Jack will be focusing on adding the bar/pie chart and styling. Dom will be focusing on adding the year toggle, axes, and tooltips to the scatter plot, and the color toggle and tooltips on the lat chart.

Saturday, 12/5

Style day! Jack converted the document from Milestone I into a dashboard. He also cleaned data, added datasets to the scatterplot, added coloring and a slider to the latitude bar chart, added year toggling for the document, and created the global water access bar chart. We are in great shape, and just need to add axes, tooltips, and a few other misc. stylized items.

Monday, 12/7

Today, Dom added the last few features necessary for Milestone II, specifically:

* Axes on scatter plot
* Tooltips on lat chart/scatter plot.

Tuesday, 12/8

It's user study day! Here are some general ideas we had while waiting:

* Bar should scale to the size of the window.
* Make the top section fixed so you can toggle the year and see what changes

Gameplan

Session 1: Think-aloud method
* "Please verbalize your thoughts and feelings about the viz."

Session 2: Specific tasks
* Which country's population has the least basic water access?
* ~~Is it fun to slide the slider up and down?~~
* Which factors seem to affect water access the most? The least?
* Which country has the highest GDP in 2000? 2017?

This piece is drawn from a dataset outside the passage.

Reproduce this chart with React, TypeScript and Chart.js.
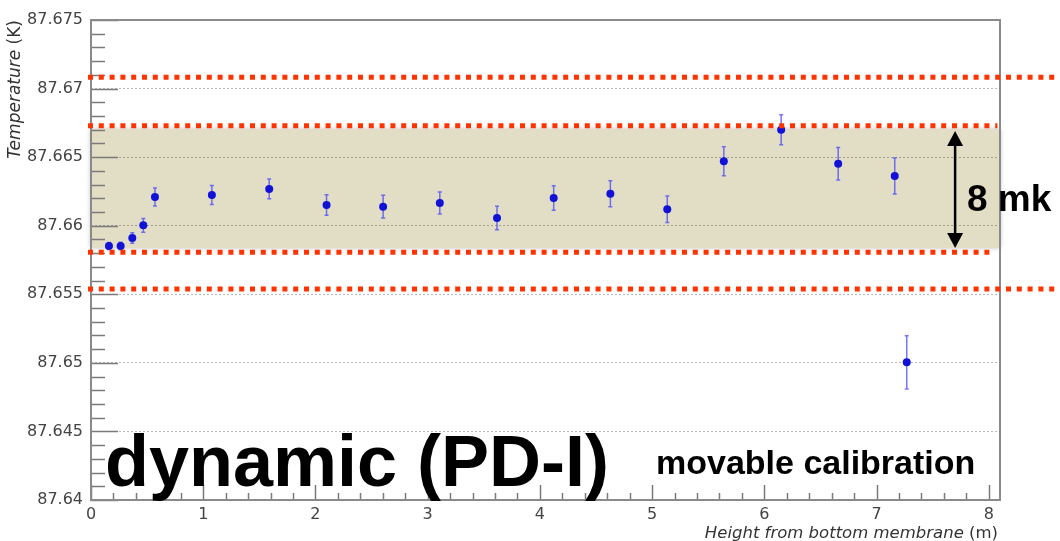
import { useEffect, useRef } from "react";
import { Chart, registerables } from "chart.js";

Chart.register(...registerables);

// ---- data ----
const heights = [0.16, 0.264, 0.368, 0.466, 0.57, 1.077, 1.588, 2.099, 2.603, 3.108, 3.618, 4.123, 4.628, 5.135, 5.639, 6.15, 6.658, 7.162, 7.269];
const temps = [87.65852, 87.65852, 87.6591, 87.66003, 87.66209, 87.66224, 87.66268, 87.66151, 87.66139, 87.66166, 87.66056, 87.66202, 87.66233, 87.6612, 87.6647, 87.667, 87.66452, 87.66362, 87.65004];
const errors = [0.00025, 0.00028, 0.00038, 0.0005, 0.00066, 0.0007, 0.00072, 0.00075, 0.00083, 0.0008, 0.00086, 0.0009, 0.00095, 0.00097, 0.00105, 0.0011, 0.00118, 0.00131, 0.00194];

const xTicks = [0, 1, 2, 3, 4, 5, 6, 7, 8];
const yTicks = [87.64, 87.645, 87.65, 87.655, 87.66, 87.665, 87.67, 87.675];

const bandLow = 87.65837;
const bandHigh = 87.66705;
const refLines = [87.67082, 87.66729, 87.65806, 87.65539];
const refLineEnds: (number | null)[] = [null, 8.077, 8.005, null];
const arrowX = 7.7;
const arrowTop = 87.6669;
const arrowBottom = 87.65837;

const xMin = 0, xMax = 8.1, yMin = 87.64, yMax = 87.675;

const AXIS_FONT = '"DejaVu Sans", "Liberation Sans", Arial, sans-serif';
const BOLD_FONT = '"Liberation Sans", Arial, Helvetica, sans-serif';

const overlay = {
  id: "overlay",
  beforeDraw(chart: any) {
    const { ctx, chartArea: a, scales } = chart;
    const y = scales.y;
    const top = y.getPixelForValue(bandHigh);
    const bot = y.getPixelForValue(bandLow);
    ctx.save();
    ctx.shadowColor = "rgba(0,0,0,0.3)";
    ctx.shadowBlur = 5;
    ctx.fillStyle = "#e2dec6";
    ctx.fillRect(a.left, top, a.right - a.left, bot - top);
    ctx.restore();
  },
  beforeDatasetsDraw(chart: any) {
    const { ctx, scales } = chart;
    const { x, y } = scales;
    ctx.save();
    ctx.strokeStyle = "rgba(60,60,255,0.7)";
    ctx.lineWidth = 1.5;
    heights.forEach((h, i) => {
      const px = x.getPixelForValue(h);
      const y1 = y.getPixelForValue(temps[i] + errors[i]);
      const y2 = y.getPixelForValue(temps[i] - errors[i]);
      ctx.beginPath();
      ctx.moveTo(px, y1);
      ctx.lineTo(px, y2);
      ctx.moveTo(px - 2, y1);
      ctx.lineTo(px + 2, y1);
      ctx.moveTo(px - 2, y2);
      ctx.lineTo(px + 2, y2);
      ctx.stroke();
    });
    ctx.restore();
  },
  afterDraw(chart: any) {
    const { ctx, chartArea: a, scales, width } = chart;
    const { x, y } = scales;
    ctx.save();

    // inner tick marks
    ctx.strokeStyle = "#7a7a7a";
    ctx.lineWidth = 1.5;
    for (let k = 0; k <= 35; k++) {
      const v = yMin + k * 0.001;
      const py = Math.round(y.getPixelForValue(v)) + 0.5;
      const len = k % 5 === 0 ? 27 : 14;
      ctx.beginPath();
      ctx.moveTo(a.left, py);
      ctx.lineTo(a.left + len, py);
      ctx.stroke();
    }
    for (let k = 0; k <= 40; k++) {
      const v = k * 0.2;
      const px = Math.round(x.getPixelForValue(v)) + 0.5;
      const len = k % 5 === 0 ? 15 : 7;
      ctx.beginPath();
      ctx.moveTo(px, a.bottom);
      ctx.lineTo(px, a.bottom - len);
      ctx.stroke();
    }

    // frame
    ctx.strokeStyle = "#8a8a8a";
    ctx.lineWidth = 2;
    ctx.strokeRect(a.left, a.top, a.right - a.left, a.bottom - a.top);

    // red dotted reference lines
    ctx.strokeStyle = "#ff3300";
    ctx.lineWidth = 5;
    ctx.setLineDash([5, 5.8]);
    refLines.forEach((v, i) => {
      const py = y.getPixelForValue(v);
      const end = refLineEnds[i];
      const xe = end === null ? width : x.getPixelForValue(end);
      ctx.beginPath();
      ctx.moveTo(a.left - 3, py);
      ctx.lineTo(xe, py);
      ctx.stroke();
    });
    ctx.setLineDash([]);

    // double arrow
    const ax = x.getPixelForValue(arrowX);
    const at = y.getPixelForValue(arrowTop);
    const ab = y.getPixelForValue(arrowBottom);
    ctx.strokeStyle = "#000";
    ctx.fillStyle = "#000";
    ctx.lineWidth = 2.5;
    ctx.beginPath();
    ctx.moveTo(ax, at + 10);
    ctx.lineTo(ax, ab - 10);
    ctx.stroke();
    ctx.beginPath();
    ctx.moveTo(ax, at);
    ctx.lineTo(ax - 8, at + 15);
    ctx.lineTo(ax + 8, at + 15);
    ctx.closePath();
    ctx.fill();
    ctx.beginPath();
    ctx.moveTo(ax, ab);
    ctx.lineTo(ax - 8, ab - 15);
    ctx.lineTo(ax + 8, ab - 15);
    ctx.closePath();
    ctx.fill();

    // annotation texts
    ctx.fillStyle = "#000";
    ctx.textBaseline = "alphabetic";
    ctx.textAlign = "left";
    ctx.font = `bold 37px ${BOLD_FONT}`;
    ctx.fillText("8 mk", 967, 211);
    ctx.font = `bold 72px ${BOLD_FONT}`;
    ctx.fillText("dynamic (PD-I)", 105, 486);
    ctx.font = `bold 34px ${BOLD_FONT}`;
    ctx.fillText("movable calibration", 656, 474);

    // axis titles
    ctx.fillStyle = "#333";
    const xt1 = "Height from bottom membrane";
    const xt2 = " (m)";
    ctx.font = `italic 16.5px ${AXIS_FONT}`;
    const w1 = ctx.measureText(xt1).width;
    ctx.font = `16.5px ${AXIS_FONT}`;
    const w2 = ctx.measureText(xt2).width;
    const xr = 998;
    ctx.font = `italic 16.5px ${AXIS_FONT}`;
    ctx.fillText(xt1, xr - w1 - w2, 538);
    ctx.font = `16.5px ${AXIS_FONT}`;
    ctx.fillText(xt2, xr - w2, 538);

    const yt1 = "Temperature";
    const yt2 = " (K)";
    ctx.font = `italic 17px ${AXIS_FONT}`;
    const v1 = ctx.measureText(yt1).width;
    ctx.font = `17px ${AXIS_FONT}`;
    const v2 = ctx.measureText(yt2).width;
    ctx.translate(20, a.top);
    ctx.rotate(-Math.PI / 2);
    ctx.font = `italic 17px ${AXIS_FONT}`;
    ctx.fillText(yt1, -(v1 + v2), 0);
    ctx.font = `17px ${AXIS_FONT}`;
    ctx.fillText(yt2, -v2, 0);

    ctx.restore();
  },
};

export default function App() {
  const ref = useRef<HTMLCanvasElement | null>(null);

  useEffect(() => {
    if (!ref.current) return;
    const chart = new Chart(ref.current, {
      type: "scatter",
      data: {
        datasets: [
          {
            data: heights.map((h, i) => ({ x: h, y: temps[i] })),
            backgroundColor: "#1212d6",
            borderWidth: 0,
            pointRadius: 4,
          },
        ],
      },
      options: {
        responsive: false,
        animation: false,
        layout: { padding: { top: 20, right: 60, left: 0, bottom: 0 } },
        plugins: { legend: { display: false }, tooltip: { enabled: false } },
        scales: {
          x: {
            type: "linear",
            min: xMin,
            max: xMax,
            afterFit: (s: any) => {
              s.height = 41;
            },
            afterBuildTicks: (s: any) => {
              s.ticks = xTicks.map((v) => ({ value: v }));
            },
            ticks: {
              color: "#444",
              font: { family: AXIS_FONT, size: 16 },
              padding: -3,
              maxRotation: 0,
              autoSkip: false,
              callback: (v: any) => String(v),
            },
            grid: { display: false },
            border: { display: false },
          },
          y: {
            type: "linear",
            min: yMin,
            max: yMax,
            afterFit: (s: any) => {
              s.width = 91;
            },
            afterBuildTicks: (s: any) => {
              s.ticks = yTicks.map((v) => ({ value: v }));
            },
            ticks: {
              color: "#444",
              font: { family: AXIS_FONT, size: 16 },
              padding: 8,
              autoSkip: false,
              callback: (v: any) => String(Number(Number(v).toFixed(3))),
            },
            grid: { color: "rgba(0,0,0,0.28)", lineWidth: 1, drawTicks: false },
            border: { display: false, dash: [2, 2] },
          },
        },
      },
      plugins: [overlay],
    });
    return () => chart.destroy();
  }, []);

  return (
    <div style={{ position: "absolute", left: 0, top: 0, width: 1060, height: 541, background: "#fff" }}>
      <canvas ref={ref} width={1060} height={541} />
    </div>
  );
}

Session 3: Feedback/Critique
* Thoughts on the design?
* What made sense? What didn't?
* What did you like? Dislike?
* What would you change?

Session 4: Debrief
* Clarify the goals of the viz

Notes



Group 1 (12/08)

Session 1
* Likes the title. Title is clear
* Likes how each section is broken up. Draws the eye to a specific piece of information.
* Paragraph explanations are good. If I'm confused, I can read.
* Not immediately clear that each bar is a country. Include Y-Axis on lat bar chart.
* Slider is good.
* Tooltips are good.
* Axes labels would be informative.
* Legend for the color scale
* Could round the percentage. Fix the text overlap
* Trimming outliers. Maybe set the max.

Session 2
* 1st one good. Chad
* GDP/GDP per capita most. Not so easy to tell though.

Session 3
* Axes labels would go a long way towards making things more clear
* Outlier trimming, data points that don't make sense.
* Units. What is 500 rain?

Group 2 (12/08)

Session 1
* Fix the text overlap on percentage bar
* Label on the equator bar rather than explanation in paragraph
* Use custom tooltips instead of title
* Very informative visualization, like a research paper
* Axes labels, even on the scatter-plot y, would help
* Widen bars so that tooltips show up easier

Session 2
* First task is pretty easy if you're familiar with the viz.
* Second task would be aided by a best fit line
* Move the GDP button to be in line with the text

Session 3
* Layout is good
* Keyword highlighting in paragraphs. What do you want the reader to read first?
* Percentage with water access is good
* Make the bars and circles largers

Group 3 (12/10)

Session 1
* Can't read 90% on graph (known bug)
* Lots of reading :(
* Labels and axes on sliding bar chart (including equator label and color legend)
* Add data to tooltips
* Add LABELS to axes (scatter plot and sliding bar chart)
* Use logarithmic axis for GDP
* Add STORY to header (background on project)

Session 2
* had a hard time finding correlation

Session 3
* align outer bars
* make mobile compatable
* format process book
* filter / search bar

Group 4 (12/10)

Session 1
* Likes design
* We should explain what latitude is
* Add color key on bar chart
* Show everything is changing when toggling years

Session 2
* Struggled to find correlation in scatterplot
* Finding GDP, struggling country was very easy though
* We left the raw data on scatterplot to avoid bias but it might make sense to highlight correlations with trendlines or something

Session 3
* Likes layout (but header is not exactly aligned with top bar chart!! :( )
* Feels like a Google Form (for better or for worse)
* Use better tooltips (include data along with titles)
* Didn't realize toggling year changed everything

Saturday, 12/12

We received great feedback from both our grader and user studies. Jack got to work fixing glaring bugs, like a lack of responsive design and mis-aligned axes and styling.

Sunday, 12/13

Jack continued to address feedback from user studies & the grader. He added additional text at the top, explaining the motivation behind the visualization and how it can be used. He fixed overlapping text. He added axes, axis labels, and a color-key to the bar chart. He also re-aligned axes, added labels, and cleaned data on the scatter-plot. Furthermore, he improved readability by changing the font on the page, replacing the radio buttons with a select input, and changing scales in the scatter-plot from linear to logarithmic where necessary. It's come a long way. He is leaving tooltips for Dom!

Monday, 12/14

Jack created a map! We realized the scope of our solution was rather narrow, so we decided to make a map to supplement the more standard visualizations. The map simply shows the proportion of water access in each country at each time. Tooltips will display additional data from the country. Dom redid the scatter plot and bar chart tooltips in a more D3-way. He also added tooltips to the map.

Monday, 12/14

Presentation time! We spent a lot of time thinking about how to best explain our visualization - we didn't just want to make a tech demo or a day-by-day re-visiting of creating the visualization. Instead, we decided that the most interesting & valuable presentation would discuss the fundamental questions we had about our problem, and therefore how our visualization could be used to answer these questions. We know we only had a few minutes to present, so we had to be efficient with all of the time we're given, which is why we are recording the presentation in advance.